The survey saw mixed results across the states this quarter with some improvement in net sentiment recorded among farmers in South Australia and New South Wales compared to the previous quarter.

Confidence in South Australia was underpinned by strong sentiment among grain growers, who recorded a record harvest as well as sheep producers, who reported improved market dynamics.

"Farmers in South Australia couldn't have asked for a better season last year with 85 per cent of the state's farmers expecting this year to be as good if not better," Mr Knoblanche said. "NSW farmer confidence meanwhile is mixed on the back of recent rains alleviating the dry conditions across much of southern and central NSW, but with little reprieve for farmers in the northern parts of the state during the survey period.

For the sixth consecutive survey, farmers in Victoria remained the most optimistic in the country. This was largely underpinned by the positive fundamentals for dairy - particularly over the past 12 months.

Meanwhile, confidence eased among farmers in Western Australia and Tasmania with both states coming off previous highs. WA rural confidence however remains at healthy levels.

Queensland reported the weakest overall rural sentiment with the state's prolonged drought weighing heavily on many of the state's farmers.

Sectors Confidence among the nation's dairy farmers remained higher than those in other sectors with 54 per cent expecting conditions to improve in 2014 on the back of stronger prices.

Confidence also picked up in the grains industry with many of the nation's farmers harvesting an above-average crop.

Sheep producers retained a fairly stable outlook on the year ahead with graziers relying on autumn rains to hold on to stock over winter.
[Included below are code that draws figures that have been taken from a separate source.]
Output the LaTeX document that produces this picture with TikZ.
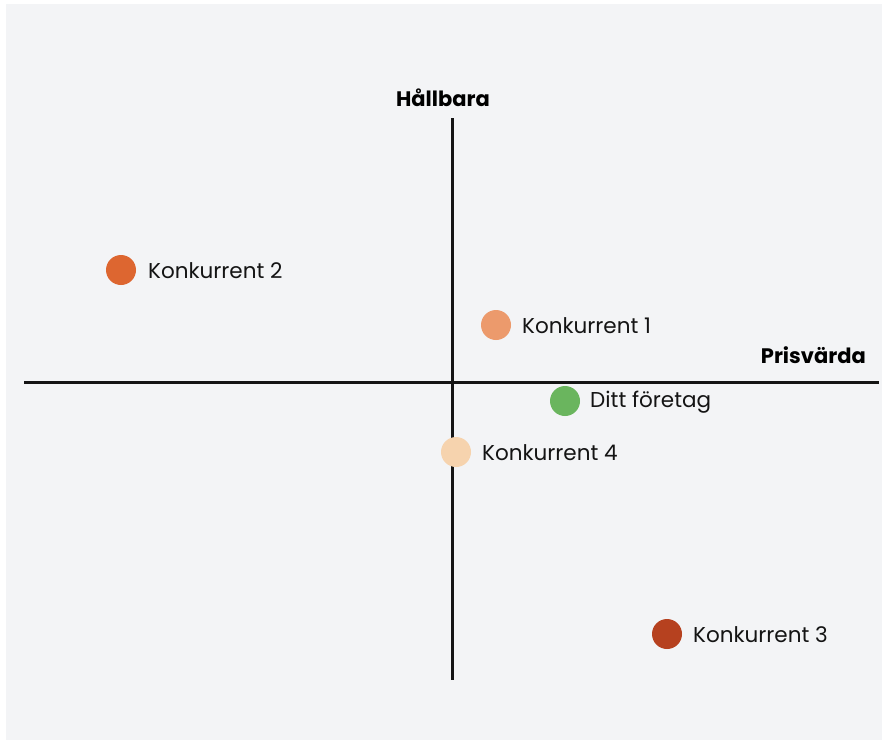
\documentclass[tikz,border=0pt]{standalone}
\usepackage{fontspec}
\setmainfont{Poppins}
\definecolor{bgpanel}{HTML}{F3F4F6}
\definecolor{compA}{HTML}{EC9A6C}
\definecolor{compB}{HTML}{DD6630}
\definecolor{compC}{HTML}{B6411F}
\definecolor{compD}{HTML}{F6D3AE}
\definecolor{ownco}{HTML}{6AB55E}
\begin{document}
\begin{tikzpicture}[x=1pt,y=-1pt,
  axis/.style={line width=3pt,black!92},
  dot/.style={circle,minimum size=30pt,inner sep=0pt},
  lbl/.style={anchor=west,inner sep=0pt,font=\fontsize{21.5}{24}\selectfont,text=black!92},
  axlbl/.style={inner sep=0pt,font=\fontsize{21}{24}\selectfont\bfseries}]
  \useasboundingbox (0,0) rectangle (882,740);
  \fill[white] (0,0) rectangle (882,740);
  \fill[bgpanel] (6,4) rectangle (882,740);
  % axes
  \coordinate (xl) at (24,382);
  \coordinate (xr) at (879,382);
  \coordinate (yt) at (452,118);
  \coordinate (yb) at (452,680);
  \draw[axis] (xl) -- (xr);
  \draw[axis] (yt) -- (yb);
  \node[axlbl] (ylab) at (443,98) {Hållbara};
  \node[axlbl,anchor=east] (xlab) at (866,355) {Prisvärda};
  % positions
  \node[dot,fill=compB] (c2) at (121,270) {};
  \node[lbl] (c2l) at (148,271) {Konkurrent 2};
  \node[dot,fill=compA] (c1) at (496,325) {};
  \node[lbl] (c1l) at (522,326) {Konkurrent 1};
  \node[dot,fill=ownco] (own) at (565,401) {};
  \node[lbl] (ownl) at (590,402) {Ditt företag};
  \node[dot,fill=compD] (c4) at (456,452) {};
  \node[lbl] (c4l) at (482,453) {Konkurrent 4};
  \node[dot,fill=compC] (c3) at (667,634) {};
  \node[lbl] (c3l) at (693,635) {Konkurrent 3};
\end{tikzpicture}
\end{document}
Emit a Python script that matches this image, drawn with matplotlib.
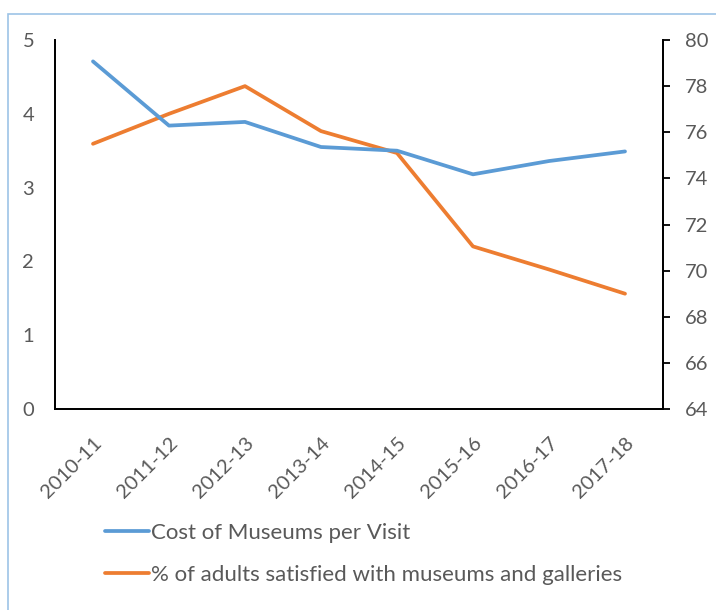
import matplotlib.pyplot as plt
from matplotlib.patches import Rectangle
from matplotlib.transforms import ScaledTranslation

years = ['2010-11', '2011-12', '2012-13', '2013-14', '2014-15', '2015-16', '2016-17', '2017-18']
cost_per_visit = [4.71, 3.84, 3.89, 3.55, 3.50, 3.18, 3.36, 3.49]
pct_satisfied = [75.5, 76.8, 78.0, 76.05, 75.1, 71.05, 70.05, 69.0]

blue = '#5B9BD5'
orange = '#ED7D31'
grey = '#595959'

plt.rcParams['font.family'] = ['Lato', 'DejaVu Sans']

fig = plt.figure(figsize=(7.16, 6.10), dpi=100)
W, H = 716, 610
ax = fig.add_axes([55 / W, 1 - 409 / H, 608 / W, 369 / H])
ax2 = ax.twinx()

x = range(len(years))
l1, = ax.plot(x, cost_per_visit, color=blue, lw=2.7, solid_capstyle='round',
              solid_joinstyle='round', label='Cost of Museums per Visit')
l2, = ax2.plot(x, pct_satisfied, color=orange, lw=2.7, solid_capstyle='round',
               solid_joinstyle='round', label='% of adults satisfied with museums and galleries')
ax.set_zorder(ax2.get_zorder() + 1)
ax.patch.set_visible(False)

ax.set_xlim(-0.5, len(years) - 0.5)
ax.set_ylim(0, 5)
ax2.set_ylim(64, 80)
ax.set_yticks(range(0, 6))
ax2.set_yticks(range(64, 81, 2))
ax.set_xticks(list(x))
ax.set_xticklabels(years, rotation=45, ha='right', rotation_mode='anchor')
shift = ScaledTranslation(5 / 100, 0, fig.dpi_scale_trans)
for lbl in ax.get_xticklabels():
    lbl.set_transform(lbl.get_transform() + shift)

for a in (ax, ax2):
    a.spines['top'].set_visible(False)
    for s in a.spines.values():
        s.set_linewidth(1.3)
        s.set_color('black')

ax.tick_params(axis='y', length=0, pad=15, labelsize=14.5, labelcolor=grey)
ax.tick_params(axis='x', length=0, pad=18, labelsize=14.5, labelcolor=grey)
ax2.tick_params(axis='y', length=5, width=1.3, direction='out', pad=11,
                labelsize=14.5, labelcolor=grey)

leg = fig.legend(handles=[l1, l2], loc='upper left',
                 bbox_to_anchor=(105 / W, 1 - 523 / H), frameon=False,
                 borderpad=0, borderaxespad=0,
                 handlelength=2.0, handletextpad=0.05, labelspacing=1.0,
                 fontsize=16)
for t in leg.get_texts():
    t.set_color(grey)

# outer chart border
fig.add_artist(Rectangle((8 / W, -0.1), 1.0, 1 - 14 / H + 0.1,
                         transform=fig.transFigure, fill=False,
                         edgecolor='#9DC3E6', lw=1.2))

fig.savefig('out.png', dpi=100)
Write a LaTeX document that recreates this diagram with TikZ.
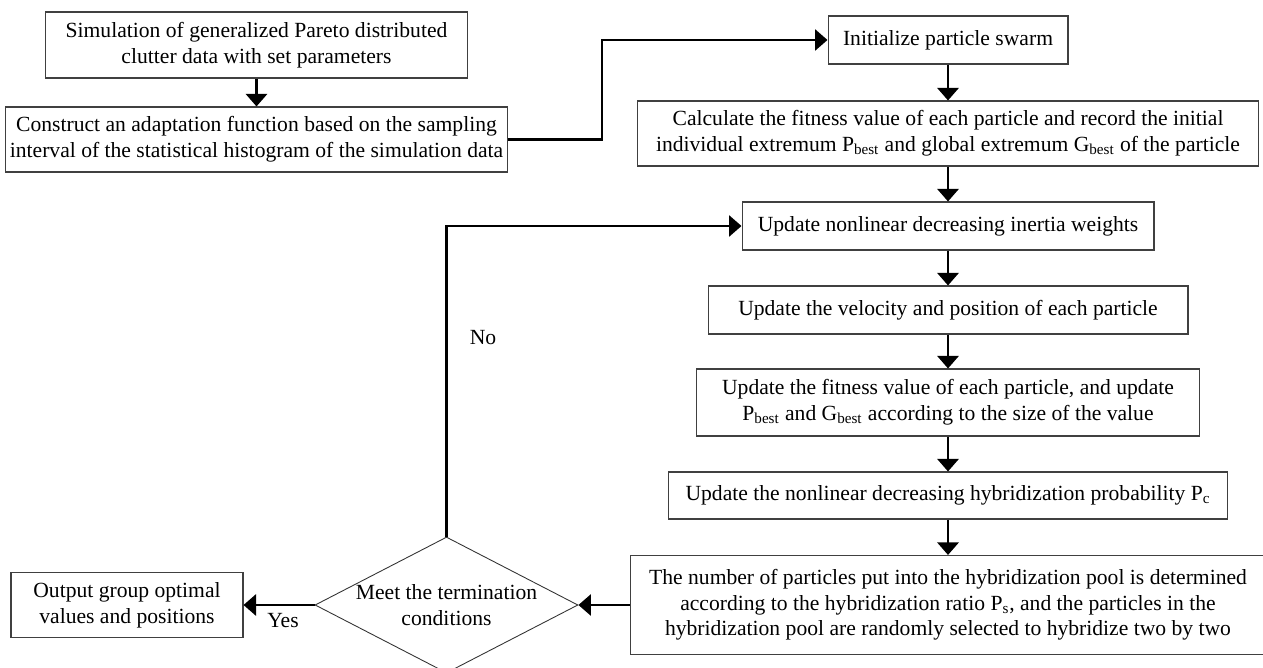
\documentclass[tikz,border=0pt]{standalone}
\usepackage{fontspec}
\setmainfont{Liberation Serif}
\usepackage{tikz}
\usetikzlibrary{positioning}
\usetikzlibrary{shapes.geometric}
\usetikzlibrary{arrows.meta}

\newcommand{\flowfont}{\fontsize{12.3}{14.6}\selectfont}

\tikzset{
	procbox/.style={draw=black!75, line width=0.6pt, rectangle, align=center, inner sep=0pt, font=\flowfont},
	decision/.style={draw=black!80, line width=0.5pt, diamond, aspect=1.93, align=center, inner sep=0pt, font=\flowfont},
	flowarrow/.style={line width=1.6pt, -{Triangle[length=0.25cm, width=0.42cm]}},
}

\begin{document}
\begin{tikzpicture}[x=0.02cm, y=-0.02cm]
		
		\useasboundingbox (0,0) rectangle (1263,668);
		
		% left column
		\node at (256.5,45) [procbox, minimum width=8.46cm, minimum height=1.32cm] (sim) {Simulation of generalized Pareto distributed\\clutter data with set parameters};
		\node at (256.5,139.5) [procbox, minimum width=10.04cm, minimum height=1.30cm] (con) {Construct an adaptation function based on the sampling\\interval of the statistical histogram of the simulation data};
		
		% main column
		\node at (948,40) [procbox, minimum width=4.8cm, minimum height=0.96cm] (init) {Initialize particle swarm};
		\node at (948,133.5) [procbox, minimum width=12.44cm, minimum height=1.30cm] (calc) {Calculate the fitness value of each particle and record the initial\\individual extremum P\textsubscript{best} and global extremum G\textsubscript{best} of the particle};
		\node at (948,226) [procbox, minimum width=8.24cm, minimum height=0.96cm] (inertia) {Update nonlinear decreasing inertia weights};
		\node at (948,310) [procbox, minimum width=9.6cm, minimum height=0.96cm] (vel) {Update the velocity and position of each particle};
		\node at (948,402.5) [procbox, minimum width=10.06cm, minimum height=1.34cm] (fit) {Update the fitness value of each particle, and update\\P\textsubscript{best} and G\textsubscript{best} according to the size of the value};
		\node at (948,495.5) [procbox, minimum width=11.2cm, minimum height=0.94cm] (prob) {Update the nonlinear decreasing hybridization probability P\textsubscript{c}};
		\node at (948,605) [procbox, minimum width=12.72cm, minimum height=1.98cm] (pool) {The number of particles put into the hybridization pool is determined\\according to the hybridization ratio P\textsubscript{s}, and the particles in the\\hybridization pool are randomly selected to hybridize two by two};
		
		% bottom row
		\node at (446.5,605) [decision, minimum width=5.26cm, minimum height=2.72cm] (meet) {Meet the termination\\conditions};
		\node at (127,605) [procbox, minimum width=4.64cm, minimum height=1.30cm] (out) {Output group optimal\\values and positions};
		
		\coordinate (bend1) at (602,139.5);
		
		\draw [flowarrow] (sim.south) -- (con.north);
		\draw [flowarrow] (con.east) -- (bend1) |- (init.west);
		\draw [flowarrow] (init) -- (calc);
		\draw [flowarrow] (calc) -- (inertia);
		\draw [flowarrow] (inertia) -- (vel);
		\draw [flowarrow] (vel) -- (fit);
		\draw [flowarrow] (fit) -- (prob);
		\draw [flowarrow] (prob) -- (pool);
		\draw [flowarrow] (pool.west) -- (meet.east);
		\draw [flowarrow] (meet.west) -- (out.east);
		\draw [flowarrow] (meet.north) |- (inertia.west);
		
		\node at (283,621) [font=\flowfont] (yeslab) {Yes};
		\node at (483,338) [font=\flowfont] (nolab) {No};
		
		\end{tikzpicture}
\end{document}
Little upside was seen from the nation's beef farmers with oversupply and drought forcing the hand of many farmers.

Confidence eased this quarter among Queensland sugar producers as price worries weighed on sentiment.

Questioning respondents for the first time on human resources, the survey found 56 per cent of Australian farmers reported it difficult or very difficult to attract and retain farm employees. Cane farmers reported the most challenges with farm labour with 71 per cent finding it difficult or very difficult to retain and attract farm employees, while cotton farmers had the least problems in this regard (only 13 per cent reporting difficulties).

Mr Knoblanche noted availability of farm labour and farm succession were among the issues being canvassed in the Federal Government's White Paper on Agricultural Competitiveness.